This research explores how artificial intelligence tools can be integrated into architectural design education without replacing critical thinking, spatial imagination, or the embodied knowledge of studio practice. The project develops pedagogical frameworks that position AI as a research collaborator rather than a design shortcut.
What pedagogical models enable architecture students to use AI as a critical research instrument while preserving the reflective, iterative nature of design studio learning?
Research Position
The integration of AI into architectural education is not a question of adoption or resistance—it is a question of pedagogical design.

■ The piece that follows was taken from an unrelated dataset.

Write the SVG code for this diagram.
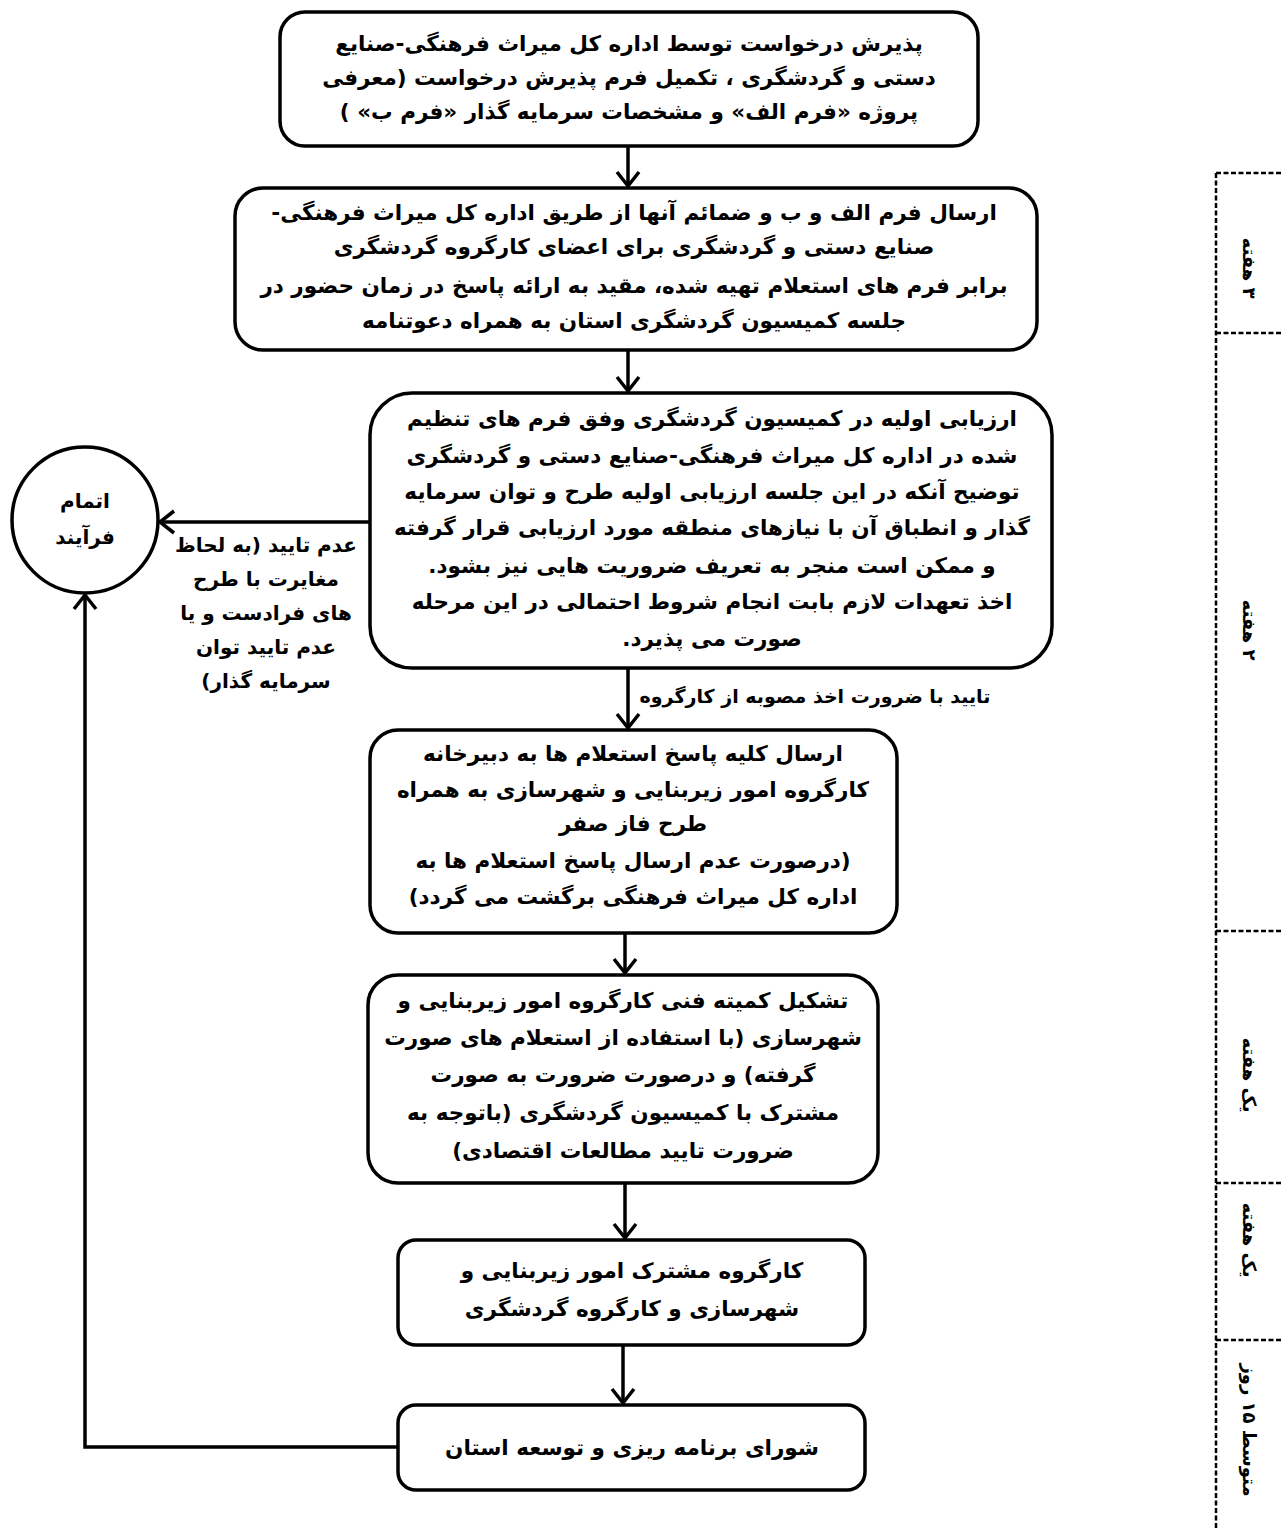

This research argues that AI tools must be introduced through structured frameworks that make their epistemological assumptions visible to students.
Framework Development
The project is developing a three-layer pedagogical model:
- Layer 1: Awareness — Understanding what AI systems can and cannot do in spatial design contexts
- Layer 2: Critical Use — Applying AI tools as research instruments with documented limitations
- Layer 3: Co-creation — Designing hybrid workflows where human spatial intelligence and machine pattern recognition complement each other
Studio Experiments
Initial experiments in graduate design studios have tested AI-assisted site analysis, generative spatial scenario modeling, and automated design critique protocols. Results indicate that structured AI integration increases research depth when paired with reflective documentation requirements.
Ethical Considerations
The research maintains a critical stance toward AI hype in education, emphasizing transparency, authorship, and the irreplaceable role of embodied spatial experience in architectural learning.